Периодически я, приходя в подвал, читала ее всем нашим и получала большое одобрение. И от ребят, и в основном от Светы. Однако часть коллектива была настроена внешне дружелюбно, но за спиной мне передавали некоторое недоумение: зачем это? Мы что – получим за это какие-нибудь средства для ребят или для нас?
Мне передавали эти размышления вслух. Но слушать чье-то мнение было уже некогда!
Мы договорились с Арменом Борисовичем, что прочитаем пьесу ему или режиссеру его театра. Армена Борисовича не было в Москве. И мы со Светой Светлой (Китчатовой) пошли читать пьесу режиссеру, который ставил раньше пьесу моего мужа.
Я несла пьесу как только что рожденного ребенка – с трепетом, гордостью и радостью.
Мы сидели в кабинете Армена Борисовича, и я пыталась читать. Именно пыталась. Потому что меня сильно смущало режиссерское лицо. Оно выражало крайнюю степень сарказма, насмешки и абсолютного 100 %-ного неверия в нашу затею.

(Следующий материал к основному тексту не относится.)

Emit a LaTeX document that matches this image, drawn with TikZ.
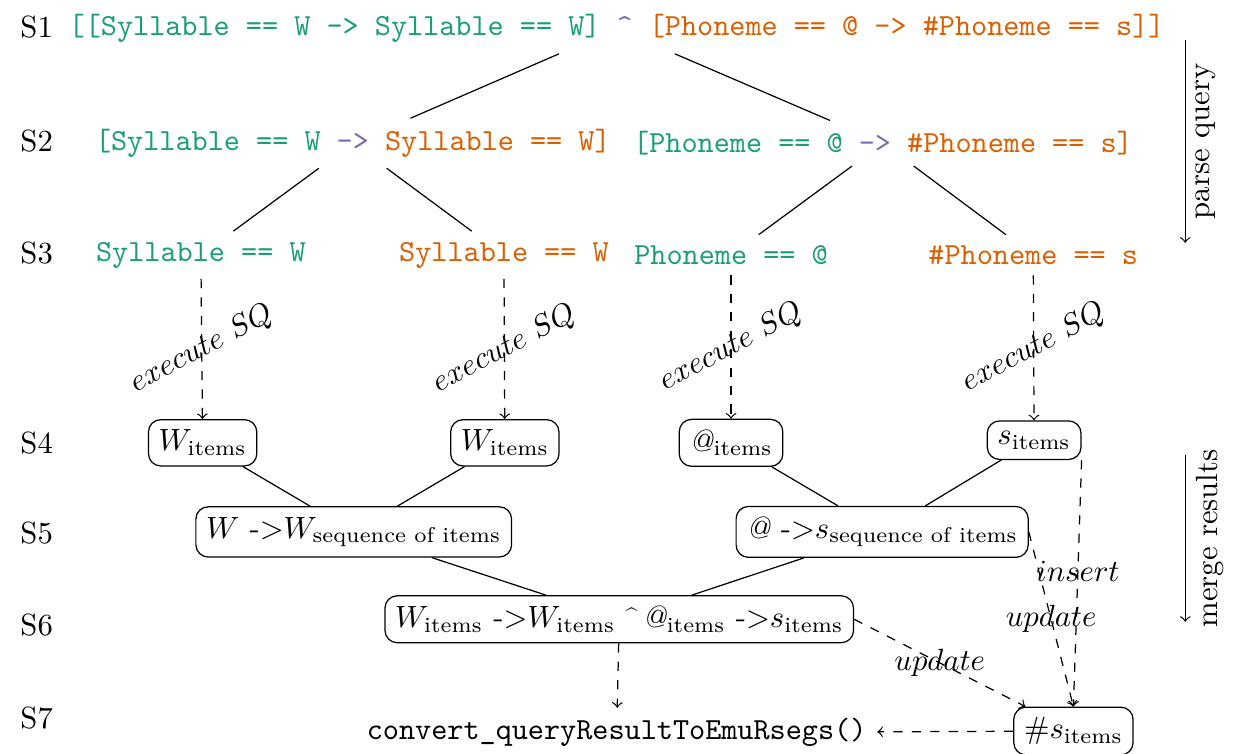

Он слушал, изредка еще и разговаривая по телефону, лицо было мучительно скорбящее. Он мучился так сильно, что я тоже стала мучиться от того, что мучаю его (я оглянулся посмотреть, не оглянулась ли она, чтоб посмотреть, не оглянулся ли я).
Света не знала, что делать. Она искренне поддерживала меня, но пыл мой угасал все быстрее и быстрее.
А ваш не угаснет, если вы услышите такое: «Вы серьезно хотите это ставить? У вас нет денег! Вы не найдете на это столько актеров! У вас нет звезд! Никому не интересно это играть! Лису нужно сделать разлучницей между Адамом и Евой, а Колобок должен стать наркоманом или еще какой-нибудь личностью потемнее».
Я пыталась возразить:
– Колобок же и так большой эгоист! Этого что, не хватит?
– Нет! Побольше темного нужно, а вот дьявола нужно вывести на сцену и сделать поярче как китайского дракона!
– Стоп! – перебила я. – Я не хочу, чтобы кто-то вообще играл на сцене этого дьявола. Слишком много чести! Я его хочу чуть схематически обозначить и все!
– Нет! – возмутился режиссер! – Нет! Дьявол – это должно быть самым интересным! – и что любопытно, именно эта тема оживила его скучающее лицо.